INSTRUCTIONS FOR THE TASK | Reproduce the listing word for word. Skip any image.

─── AVAILABLE DATA

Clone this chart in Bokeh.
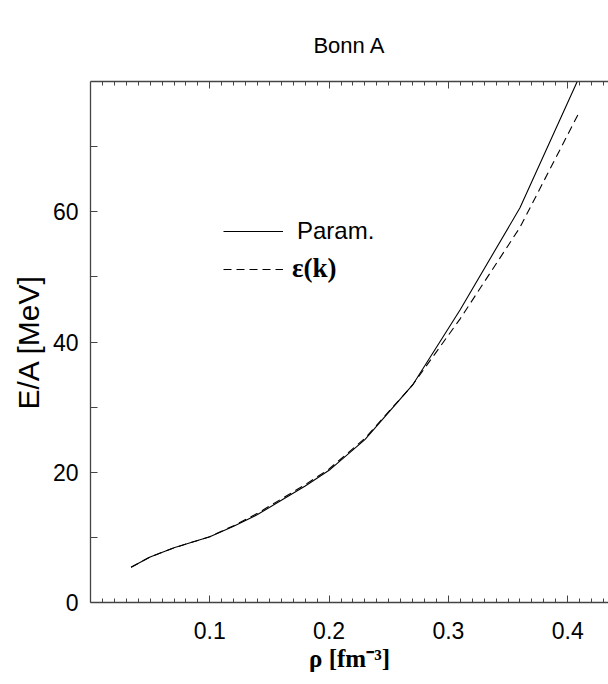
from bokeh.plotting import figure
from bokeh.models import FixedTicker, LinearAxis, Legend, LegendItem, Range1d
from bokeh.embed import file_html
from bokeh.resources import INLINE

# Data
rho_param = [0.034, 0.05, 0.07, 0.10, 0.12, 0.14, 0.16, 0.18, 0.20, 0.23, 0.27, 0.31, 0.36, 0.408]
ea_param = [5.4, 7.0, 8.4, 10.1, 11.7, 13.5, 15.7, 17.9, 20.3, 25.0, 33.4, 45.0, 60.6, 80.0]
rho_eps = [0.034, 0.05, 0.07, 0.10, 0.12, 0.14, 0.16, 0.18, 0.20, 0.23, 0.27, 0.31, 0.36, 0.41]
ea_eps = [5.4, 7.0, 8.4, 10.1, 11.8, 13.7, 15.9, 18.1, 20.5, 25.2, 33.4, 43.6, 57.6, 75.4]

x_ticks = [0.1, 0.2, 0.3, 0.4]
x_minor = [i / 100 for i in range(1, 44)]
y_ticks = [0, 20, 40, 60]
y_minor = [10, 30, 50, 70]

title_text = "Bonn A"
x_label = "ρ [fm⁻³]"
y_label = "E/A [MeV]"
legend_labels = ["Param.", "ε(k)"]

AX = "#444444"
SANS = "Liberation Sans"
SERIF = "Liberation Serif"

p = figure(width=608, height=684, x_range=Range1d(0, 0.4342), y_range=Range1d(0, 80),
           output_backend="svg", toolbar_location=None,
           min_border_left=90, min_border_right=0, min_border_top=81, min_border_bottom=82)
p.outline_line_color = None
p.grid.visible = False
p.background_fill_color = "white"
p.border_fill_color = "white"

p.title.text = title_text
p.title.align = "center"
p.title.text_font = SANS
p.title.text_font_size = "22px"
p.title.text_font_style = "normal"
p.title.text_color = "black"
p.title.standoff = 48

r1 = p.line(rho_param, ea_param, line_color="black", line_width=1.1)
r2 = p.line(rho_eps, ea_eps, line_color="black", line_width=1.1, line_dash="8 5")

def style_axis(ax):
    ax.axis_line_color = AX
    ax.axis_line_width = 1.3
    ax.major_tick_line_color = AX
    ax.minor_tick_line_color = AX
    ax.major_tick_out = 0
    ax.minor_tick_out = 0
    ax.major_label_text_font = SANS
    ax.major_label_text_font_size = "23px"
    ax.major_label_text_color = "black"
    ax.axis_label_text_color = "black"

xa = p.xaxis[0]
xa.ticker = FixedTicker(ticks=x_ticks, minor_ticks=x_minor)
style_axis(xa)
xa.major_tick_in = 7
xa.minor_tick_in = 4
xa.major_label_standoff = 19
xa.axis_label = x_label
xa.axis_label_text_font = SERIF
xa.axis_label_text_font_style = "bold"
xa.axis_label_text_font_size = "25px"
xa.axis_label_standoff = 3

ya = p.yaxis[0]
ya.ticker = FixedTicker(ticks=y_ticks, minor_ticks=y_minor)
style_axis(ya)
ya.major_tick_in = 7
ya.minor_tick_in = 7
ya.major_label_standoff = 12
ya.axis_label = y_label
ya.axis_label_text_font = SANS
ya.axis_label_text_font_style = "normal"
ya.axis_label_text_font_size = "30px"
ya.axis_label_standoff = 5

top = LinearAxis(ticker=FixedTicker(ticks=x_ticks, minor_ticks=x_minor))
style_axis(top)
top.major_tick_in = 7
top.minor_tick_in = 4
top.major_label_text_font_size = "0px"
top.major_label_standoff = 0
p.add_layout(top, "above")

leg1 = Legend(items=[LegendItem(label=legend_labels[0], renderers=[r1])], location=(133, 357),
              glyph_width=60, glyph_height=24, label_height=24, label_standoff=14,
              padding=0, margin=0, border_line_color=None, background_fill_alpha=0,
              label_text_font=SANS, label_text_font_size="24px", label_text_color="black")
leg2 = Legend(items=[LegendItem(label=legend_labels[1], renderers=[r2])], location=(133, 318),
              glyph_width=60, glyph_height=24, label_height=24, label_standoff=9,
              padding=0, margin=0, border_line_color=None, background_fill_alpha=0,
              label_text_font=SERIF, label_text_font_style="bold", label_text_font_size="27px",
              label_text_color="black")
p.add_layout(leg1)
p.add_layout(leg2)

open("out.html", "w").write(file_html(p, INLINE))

──────

ANSWER TO THIS PROBLEM |
Clone this chart in Bokeh.
from bokeh.plotting import figure
from bokeh.models import FixedTicker, LinearAxis, Legend, LegendItem, Range1d
from bokeh.embed import file_html
from bokeh.resources import INLINE

# Data
rho_param = [0.034, 0.05, 0.07, 0.10, 0.12, 0.14, 0.16, 0.18, 0.20, 0.23, 0.27, 0.31, 0.36, 0.408]
ea_param = [5.4, 7.0, 8.4, 10.1, 11.7, 13.5, 15.7, 17.9, 20.3, 25.0, 33.4, 45.0, 60.6, 80.0]
rho_eps = [0.034, 0.05, 0.07, 0.10, 0.12, 0.14, 0.16, 0.18, 0.20, 0.23, 0.27, 0.31, 0.36, 0.41]
ea_eps = [5.4, 7.0, 8.4, 10.1, 11.8, 13.7, 15.9, 18.1, 20.5, 25.2, 33.4, 43.6, 57.6, 75.4]

x_ticks = [0.1, 0.2, 0.3, 0.4]
x_minor = [i / 100 for i in range(1, 44)]
y_ticks = [0, 20, 40, 60]
y_minor = [10, 30, 50, 70]

title_text = "Bonn A"
x_label = "ρ [fm⁻³]"
y_label = "E/A [MeV]"
legend_labels = ["Param.", "ε(k)"]

AX = "#444444"
SANS = "Liberation Sans"
SERIF = "Liberation Serif"

p = figure(width=608, height=684, x_range=Range1d(0, 0.4342), y_range=Range1d(0, 80),
           output_backend="svg", toolbar_location=None,
           min_border_left=90, min_border_right=0, min_border_top=81, min_border_bottom=82)
p.outline_line_color = None
p.grid.visible = False
p.background_fill_color = "white"
p.border_fill_color = "white"

p.title.text = title_text
p.title.align = "center"
p.title.text_font = SANS
p.title.text_font_size = "22px"
p.title.text_font_style = "normal"
p.title.text_color = "black"
p.title.standoff = 48

r1 = p.line(rho_param, ea_param, line_color="black", line_width=1.1)
r2 = p.line(rho_eps, ea_eps, line_color="black", line_width=1.1, line_dash="8 5")

def style_axis(ax):
    ax.axis_line_color = AX
    ax.axis_line_width = 1.3
    ax.major_tick_line_color = AX
    ax.minor_tick_line_color = AX
    ax.major_tick_out = 0
    ax.minor_tick_out = 0
    ax.major_label_text_font = SANS
    ax.major_label_text_font_size = "23px"
    ax.major_label_text_color = "black"
    ax.axis_label_text_color = "black"

xa = p.xaxis[0]
xa.ticker = FixedTicker(ticks=x_ticks, minor_ticks=x_minor)
style_axis(xa)
xa.major_tick_in = 7
xa.minor_tick_in = 4
xa.major_label_standoff = 19
xa.axis_label = x_label
xa.axis_label_text_font = SERIF
xa.axis_label_text_font_style = "bold"
xa.axis_label_text_font_size = "25px"
xa.axis_label_standoff = 3

ya = p.yaxis[0]
ya.ticker = FixedTicker(ticks=y_ticks, minor_ticks=y_minor)
style_axis(ya)
ya.major_tick_in = 7
ya.minor_tick_in = 7
ya.major_label_standoff = 12
ya.axis_label = y_label
ya.axis_label_text_font = SANS
ya.axis_label_text_font_style = "normal"
ya.axis_label_text_font_size = "30px"
ya.axis_label_standoff = 5

top = LinearAxis(ticker=FixedTicker(ticks=x_ticks, minor_ticks=x_minor))
style_axis(top)
top.major_tick_in = 7
top.minor_tick_in = 4
top.major_label_text_font_size = "0px"
top.major_label_standoff = 0
p.add_layout(top, "above")

leg1 = Legend(items=[LegendItem(label=legend_labels[0], renderers=[r1])], location=(133, 357),
              glyph_width=60, glyph_height=24, label_height=24, label_standoff=14,
              padding=0, margin=0, border_line_color=None, background_fill_alpha=0,
              label_text_font=SANS, label_text_font_size="24px", label_text_color="black")
leg2 = Legend(items=[LegendItem(label=legend_labels[1], renderers=[r2])], location=(133, 318),
              glyph_width=60, glyph_height=24, label_height=24, label_standoff=9,
              padding=0, margin=0, border_line_color=None, background_fill_alpha=0,
              label_text_font=SERIF, label_text_font_style="bold", label_text_font_size="27px",
              label_text_color="black")
p.add_layout(leg1)
p.add_layout(leg2)

open("out.html", "w").write(file_html(p, INLINE))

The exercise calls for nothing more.